On Tue, Aug 23, 2005 at 08:07:12PM +0000, Bob wrote:
> Clive A Marshall-Purves <[EMAIL PROTECTED]> writes:
> 
> > 
> > How can I confirm that my anonymity is in operation?
> 
> Umm, it is by default :)  IIRC the only easy ways to compromise it are through
> your own carelessness, like if you used m-p as a Frost handle or revealed too
> much personal info on a freesite, or setting the "watchme" test network 
> setting
> true in freenet.conf/ini (I don't know what this does exactly or even if it's
> still used, my conf is ancient.) Those with a reason to be paranoid should 
> also
> worry about spook text analysis algorithms to correlate writing styles.

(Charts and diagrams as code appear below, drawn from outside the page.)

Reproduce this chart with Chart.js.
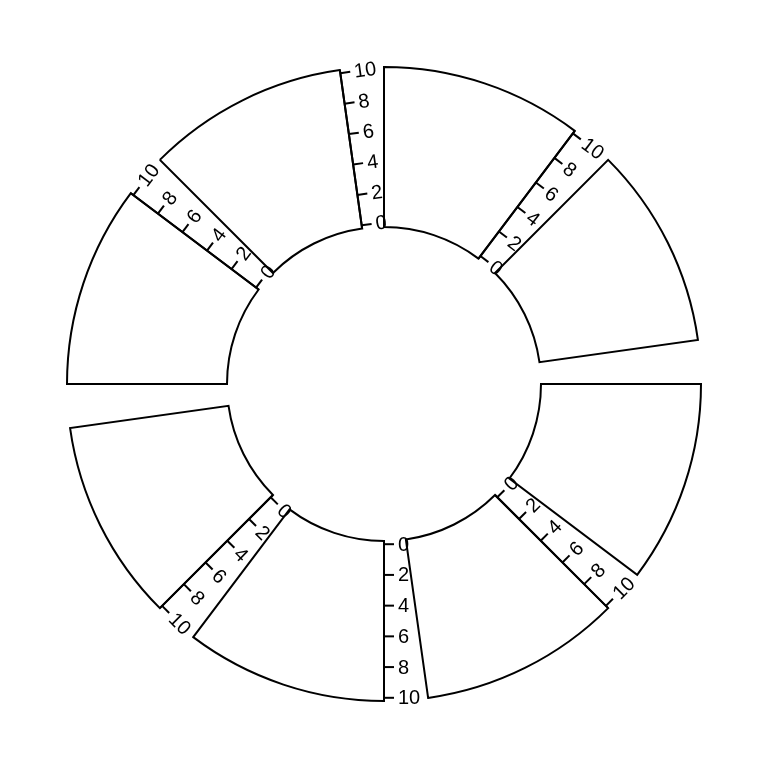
<!DOCTYPE html>
<html><head><meta charset="utf-8">
<script src="https://cdn.jsdelivr.net/npm/chart.js@4.4.0/dist/chart.umd.min.js"></script>
<style>html,body{margin:0;padding:0;background:#fff;}</style>
</head><body>
<canvas id="c" width="768" height="768"></canvas>
<script>
// ---- data ----
const sectorNames = ['a','b','c','d','e','f','g','h'];
const sectorXRange = [1,1,1,1,1,1,1,1];
const yMin = 0;
const yMax = 10;
const yTicks = [0,2,4,6,8,10];
const axisSide = ['end', null, null, 'start', 'start', 'start', 'end', 'end'];
const gapDegree = 8;
const cellPadding = 0.02; // fraction of track height above/below the y range

// ---- build dataset (sectors interleaved with gaps) ----
const totalX = sectorXRange.reduce((a,b)=>a+b,0);
const degPerX = (360 - gapDegree*sectorNames.length)/totalX;
const values=[], bg=[], bc=[], bw=[], labels=[];
sectorNames.forEach((n,i)=>{
  values.push(sectorXRange[i]*degPerX); bg.push('#ffffff'); bc.push('#000000'); bw.push(2); labels.push(n);
  values.push(gapDegree); bg.push('rgba(0,0,0,0)'); bc.push('rgba(0,0,0,0)'); bw.push(0); labels.push('gap'+i);
});

const axisPlugin = {
  id:'sectorAxes',
  afterDatasetsDraw(chart){
    const ctx = chart.ctx;
    const meta = chart.getDatasetMeta(0);
    const tickLen = 10, labGap = 4;
    ctx.save();
    ctx.strokeStyle = '#000'; ctx.fillStyle = '#000'; ctx.lineWidth = 2;
    ctx.font = '20px "Liberation Sans", Arial, sans-serif';
    ctx.textAlign = 'left'; ctx.textBaseline = 'middle';
    sectorNames.forEach((n,i)=>{
      const side = axisSide[i];
      if(!side) return;
      const arc = meta.data[2*i];
      const p = arc.getProps(['x','y','startAngle','endAngle','innerRadius','outerRadius'], true);
      const a = side === 'end' ? p.endAngle : p.startAngle;
      const ux = Math.cos(a), uy = Math.sin(a);
      const dx = side === 'end' ? -uy : uy;
      const dy = side === 'end' ? ux : -ux;
      const rot = Math.atan2(dy, dx);
      const H = p.outerRadius - p.innerRadius;
      const r0 = p.innerRadius + cellPadding*H, r1 = p.outerRadius - cellPadding*H;
      const rOf = v => r0 + (v - yMin)/(yMax - yMin)*(r1 - r0);
      ctx.beginPath();
      ctx.moveTo(p.x + p.innerRadius*ux, p.y + p.innerRadius*uy);
      ctx.lineTo(p.x + p.outerRadius*ux, p.y + p.outerRadius*uy);
      ctx.stroke();
      yTicks.forEach(v=>{
        const r = rOf(v);
        const bx = p.x + r*ux, by = p.y + r*uy;
        ctx.beginPath();
        ctx.moveTo(bx, by);
        ctx.lineTo(bx + tickLen*dx, by + tickLen*dy);
        ctx.stroke();
        const tx = bx + (tickLen+labGap)*dx, ty = by + (tickLen+labGap)*dy;
        ctx.save();
        ctx.translate(tx, ty);
        ctx.rotate(rot);
        ctx.fillText(String(v), 0, 1);
        ctx.restore();
      });
    });
    ctx.restore();
  }
};

new Chart(document.getElementById('c'), {
  type:'doughnut',
  data:{ labels, datasets:[{ data: values, backgroundColor: bg, borderColor: bc, borderWidth: bw, borderJoinStyle:'miter', borderAlign:'center', hoverOffset:0 }] },
  options:{
    responsive:false, animation:false, events:[],
    cutout:157, rotation:0, circumference:360,
    layout:{ padding:66 },
    plugins:{ legend:{display:false}, tooltip:{enabled:false} }
  },
  plugins:[axisPlugin]
});
</script>
</body></html>
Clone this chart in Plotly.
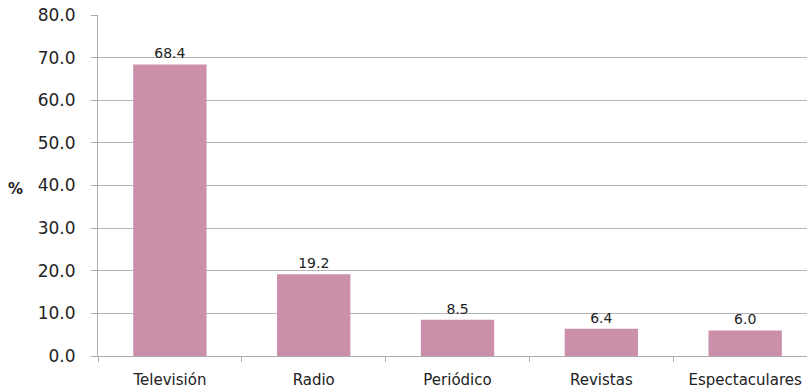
import plotly.graph_objects as go

categories = ["Televisión", "Radio", "Periódico", "Revistas", "Espectaculares"]
values = [68.4, 19.2, 8.5, 6.4, 6.0]
y_ticks = [0, 10, 20, 30, 40, 50, 60, 70, 80]
y_tick_labels = ["0.0", "10.0", "20.0", "30.0", "40.0", "50.0", "60.0", "70.0", "80.0"]

FONT = "DejaVu Sans"
TXT = "#222222"
AX = "#ABABAB"

fig = go.Figure()
fig.add_trace(go.Bar(
    x=categories, y=values,
    marker=dict(color="#CC8FAA", line=dict(width=0)),
    text=[f"{v:.1f}" for v in values],
    textposition="outside",
    textfont=dict(family=FONT, size=14, color=TXT),
    cliponaxis=False,
    width=0.51,
))

fig.update_layout(
    width=807, height=390,
    margin=dict(l=98, r=0, t=15, b=34),
    paper_bgcolor="white", plot_bgcolor="white",
    showlegend=False,
    font=dict(family=FONT, color=TXT),
)
fig.update_xaxes(
    range=[-0.5, 4.43],
    showline=True, linecolor=AX, linewidth=1,
    ticks="outside", ticklen=5, tickcolor=AX,
    tickson="boundaries",
    showgrid=False,
    ticklabelstandoff=10,
    tickfont=dict(family=FONT, size=15, color=TXT),
)
fig.update_yaxes(
    range=[0, 80],
    tickvals=y_ticks, ticktext=y_tick_labels,
    showline=True, linecolor=AX, linewidth=1,
    ticks="outside", ticklen=6, tickcolor=AX,
    showgrid=True, gridcolor="#B5B5B5", gridwidth=1,
    zeroline=False,
    ticklabelstandoff=12,
    tickfont=dict(family=FONT, size=17, color=TXT),
)
fig.add_annotation(
    text="<b>%</b>", xref="paper", yref="paper",
    x=(15 - 98) / 709, y=(356 - 189) / 341, xanchor="center", yanchor="middle",
    showarrow=False, font=dict(family=FONT, size=15, color=TXT),
)

fig.write_html("out.html", config={"displayModeBar": False},
               post_script="document.body.style.margin='0';")
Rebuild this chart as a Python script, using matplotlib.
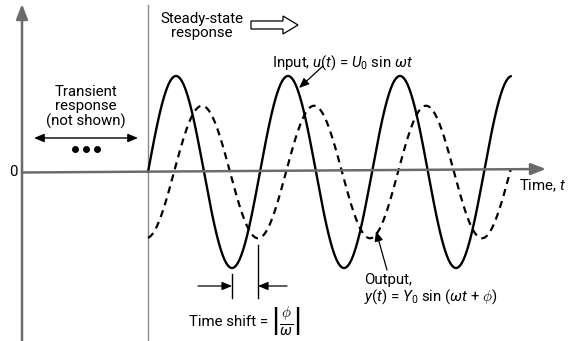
import numpy as np
import matplotlib
matplotlib.use("Agg")
import matplotlib.pyplot as plt
from matplotlib.patches import FancyArrow

plt.rcParams['font.family'] = ['Roboto', 'DejaVu Sans']
plt.rcParams['mathtext.fontset'] = 'custom'
plt.rcParams['mathtext.rm'] = 'Roboto'
plt.rcParams['mathtext.it'] = 'Roboto:italic'
plt.rcParams['mathtext.bf'] = 'Roboto:bold'

# ---- data ----
U0 = 1.0          # input amplitude
Y0 = 0.69         # output amplitude
phi = -1.46       # phase (rad), output lags
wt_end = 20.36    # end of drawn steady-state (rad)
wt = np.linspace(0, wt_end, 800)
u = U0 * np.sin(wt)
y = Y0 * np.sin(wt + phi)

# ---- layout helpers (pixel <-> data) ----
W, H = 569, 341
PX_PER_RAD = 112 / (2 * np.pi)
PX_PER_UNIT = 96
X0PX, Y0PX = 148, 172

def X(px):
    return (px - X0PX) / PX_PER_RAD

def Y(py):
    return (Y0PX - py) / PX_PER_UNIT

fig = plt.figure(figsize=(W / 100, H / 100), dpi=100)
ax = fig.add_axes([0, 0, 1, 1])
ax.set_xlim(X(0), X(W))
ax.set_ylim(Y(H), Y(0))
ax.axis('off')

gray = '#6b6b6b'
# axes
ax.annotate('', xy=(X(22), Y(4)), xytext=(X(22), Y(341)),
            arrowprops=dict(arrowstyle='-|>,head_length=0.9,head_width=0.35', color=gray, lw=1.8,
                            shrinkA=0, shrinkB=0))
ax.annotate('', xy=(X(546), Y(169)), xytext=(X(22), Y(172.5)),
            arrowprops=dict(arrowstyle='-|>,head_length=0.9,head_width=0.35', color=gray, lw=1.8,
                            shrinkA=0, shrinkB=0))
ax.plot([X(148), X(148)], [Y(5), Y(341)], color='#8a8a8a', lw=1.0)

# curves
ax.plot(wt, u, color='black', lw=1.7, solid_capstyle='round')
ax.plot(wt, y, color='black', lw=1.6, dashes=(3.2, 2.4))

# labels
fs = 10.8
ax.text(X(13), Y(172), '0', fontsize=fs, ha='center', va='center')
ax.text(X(566), Y(186), 'Time, $t$', fontsize=fs, ha='right', va='center')

ax.text(X(86), Y(107), 'Transient\nresponse\n(not shown)', fontsize=fs, ha='center',
        va='center', linespacing=1.02)
ax.annotate('', xy=(X(34), Y(138)), xytext=(X(138), Y(138)),
            arrowprops=dict(arrowstyle='<|-|>,head_length=0.6,head_width=0.25', color='black',
                            lw=1.0, shrinkA=0, shrinkB=0))
ax.plot([X(75), X(86), X(97)], [Y(149)] * 3, 'o', color='black', ms=4)

ax.text(X(202), Y(26), 'Steady-state\nresponse', fontsize=fs, ha='center', va='center',
        linespacing=0.97)
ax.add_patch(FancyArrow(X(251), Y(25), X(298) - X(251), 0, width=Y(21) - Y(29),
                        head_width=Y(16) - Y(34), head_length=X(298) - X(283),
                        length_includes_head=True, fc='white', ec='black', lw=0.9))

ax.text(X(272), Y(63), r'Input, $u(t)$ = $U_0$ sin $\omega t$', fontsize=fs,
        ha='left', va='center')
ax.annotate('', xy=(X(299), Y(88)), xytext=(X(323), Y(66)),
            arrowprops=dict(arrowstyle='-|>,head_length=0.6,head_width=0.25', color='black',
                            lw=0.9, shrinkA=0, shrinkB=0))

ax.text(X(364), Y(280), 'Output,', fontsize=fs, ha='left', va='center')
ax.text(X(364), Y(297), r'$y(t)$ = $Y_0$ sin ($\omega t$ + $\phi$)', fontsize=fs,
        ha='left', va='center')
ax.annotate('', xy=(X(376), Y(231)), xytext=(X(387), Y(270)),
            arrowprops=dict(arrowstyle='-|>,head_length=0.6,head_width=0.25', color='black',
                            lw=0.9, shrinkA=0, shrinkB=0))

# time shift markers
t_in_min = 1.5 * np.pi
t_out_min = 1.5 * np.pi - phi
ax.plot([t_in_min, t_in_min], [Y(274), Y(298)], color='black', lw=1.0)
ax.plot([t_out_min, t_out_min], [Y(245), Y(298)], color='black', lw=1.0)
ax.annotate('', xy=(t_in_min, Y(286)), xytext=(X(198), Y(286)),
            arrowprops=dict(arrowstyle='-|>,head_length=0.6,head_width=0.25', color='black',
                            lw=0.9, shrinkA=0, shrinkB=0))
ax.annotate('', xy=(t_out_min, Y(286)), xytext=(X(287), Y(286)),
            arrowprops=dict(arrowstyle='-|>,head_length=0.6,head_width=0.25', color='black',
                            lw=0.9, shrinkA=0, shrinkB=0))
ax.text(X(268), Y(322), 'Time shift =', fontsize=fs, ha='right', va='center')
ax.text(X(271), Y(321), r'$\left|\frac{\phi}{\omega}\right|$', fontsize=15.5,
        ha='left', va='center')

fig.savefig('out.png', dpi=100)
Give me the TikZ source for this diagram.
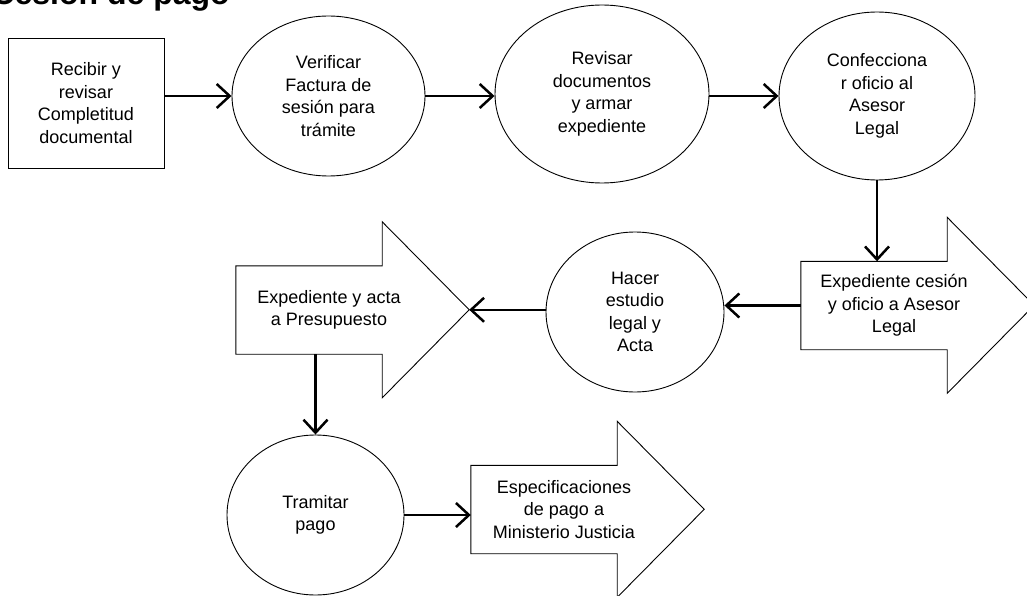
\documentclass[tikz,border=0pt]{standalone}
\usepackage{fontspec}
\setmainfont{Liberation Sans}
\usepackage{tikz}
\usetikzlibrary{arrows.meta,shapes.geometric}

\newcommand{\blockarrow}[1]{%
  \draw[outline] (#1.north west) -- ([xshift=-40pt]#1.north east) -- ++(0,-44) -- ++(87,88) coordinate (#1-tip) -- ++(-87,88) -- ([xshift=-40pt]#1.south east) -- (#1.south west) -- cycle;}

\begin{document}
\begin{tikzpicture}[x=1pt, y=-1pt, font=\fontsize{18}{22.5}\selectfont, outline/.style = {line width=0.9pt}, task/.style = {draw, ellipse, outline, align=center, inner sep=0pt}, doc/.style = {draw, rectangle, outline, align=center}, block/.style = {minimum width=186pt, minimum height=88pt, inner sep=0pt, align=center}, flow/.style = {line width=2.5pt, -{Straight Barb[length=13pt, width=24pt]}}]
\useasboundingbox (0,0) rectangle (1027,596);

\node[anchor=base east, inner sep=0pt, font=\bfseries\fontsize{32}{38}\selectfont] (title) at (230,5) {Cesión de pago};

\node[doc, minimum width=156pt, minimum height=130pt] (recibir) at (86,103) {Recibir y\\revisar\\Completitud\\documental};
\node[task, minimum width=193pt, minimum height=160pt] (verificar) at (328.5,96) {Verificar\\Factura de\\sesión para\\trámite};
\node[task, minimum width=214pt, minimum height=178pt] (revisar) at (602,94) {Revisar\\documentos\\y armar\\expediente};
\node[task, minimum width=196pt, minimum height=168pt] (confeccionar) at (877,96) {Confecciona\\r oficio al\\Asesor\\Legal};
\node[block] (expCesion) at (894,305.5) {Expediente cesión\\y oficio a Asesor\\Legal};
\node[task, minimum width=178pt, minimum height=160pt] (hacer) at (635,312) {Hacer\\estudio\\legal y\\Acta};
\node[block] (expActa) at (329,310) {Expediente y acta\\a Presupuesto};
\node[task, minimum width=177pt, minimum height=160pt] (tramitar) at (315.5,515) {Tramitar\\pago};
\node[block] (especificaciones) at (564,509.5) {Especificaciones\\de pago a\\Ministerio Justicia};

\blockarrow{expCesion}
\blockarrow{expActa}
\blockarrow{especificaciones}

\draw[flow] (recibir.east |- verificar.west) -- (verificar.west);
\draw[flow] (verificar.east) -- (verificar.east -| revisar.west);
\draw[flow] (confeccionar.west -| revisar.east) -- (confeccionar.west);
\draw[flow] (confeccionar.south) -- (confeccionar.south |- expCesion.north);
\draw[flow] (expCesion.west) -- (expCesion.west -| hacer.east);
\draw[flow] (hacer.west |- expActa-tip) -- (expActa-tip);
\draw[flow] (expActa.south -| tramitar.north) -- (tramitar.north);
\draw[flow] (tramitar.east) -- (tramitar.east -| especificaciones.west);
\end{tikzpicture}
\end{document}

For some definition of anonymity. There are always possible attacks.
Obviously, we are working on improving its anonymity. For example, it is
possible to do correlation attacks to show that it's likely that a node
was the original source of a series of requests. This is made much
easier for splitfiles, but is still possible with large unusual
freesites etc. Only way to prevent this completely is premix routing,
which will be included in some form in 0.7. A more serious problem is
that if your datastore is not full, all content you fetch will be
cached, and if an attacker can probe your store they may be able to show
that you downloaded all of it. This is the attack popularised by The
Register. This again requires premix routing for a complete fix. If you
only have one node, or if you get your seednodes from an Evil Person,
you can be compromized... etc etc.
> 
> However "anonymity" is not an absolute anymore than "privacy" or "security" 
> are,
> there are attacks against the current network that could theoretically show it
> was likely you were the inserter/requestor of X, it's just that they are very
> hard / expensive to do since they require the attacker to compromise the
> majority of the network. The core devs know much more than me about attack
> scenarios since they have to worry about them all the time :/

Some of them are. Freenet's a beta. An alpha really. :)
> 
> Also, you should be aware that it is not currently anonymous that you run a 
> node
> in the first place. The freenet node protocol is not easy to detect or filter
> (anymore!), but harvesting the network is feasible, or you could just collect

Actually, it is fairly easy to detect FNP at the router level, at
present. It will be considerably harder in 0.7, and of course the
darknet will not be harvestable, which is a huge gain.

> seednode files. When 0.7 is released it will be possible to form darknets 
> which
> should offer this kind of anonymity too, and in theory be yet more resistant 
> to
> compromised node attacks (since you can most likely trust your friends more 
> than
> random nodes from seednodes.ref). Again this anonymity can't be absolute on a
> public network like the Internet, highly detailed and protracted monitoring by
> Them would show a suspicously large amount of high entropy (==encrypted) 
> traffic
> from and to your IP suggesting something like VPN or Freenet, but to justify
> such expensive and time consuming monitoring of you specifically out of the
> billions of 'net users they would need to already have strong grounds to 
> suspect
> you so you would probably be screwed anyway.

Pretty much. Of course they COULD buy traffic-flow-analysing routers and
surveil the whole internet within their jurisdiction, but it would be
very expensive. Some "they"'s are more likely to do this than others -
e.g. we have heard of chinese users.
> 
> Bob
-- 
Matthew J Toseland - [EMAIL PROTECTED]
Freenet Project Official Codemonkey - http://freenetproject.org/
ICTHUS - Nothing is impossible. Our Boss says so.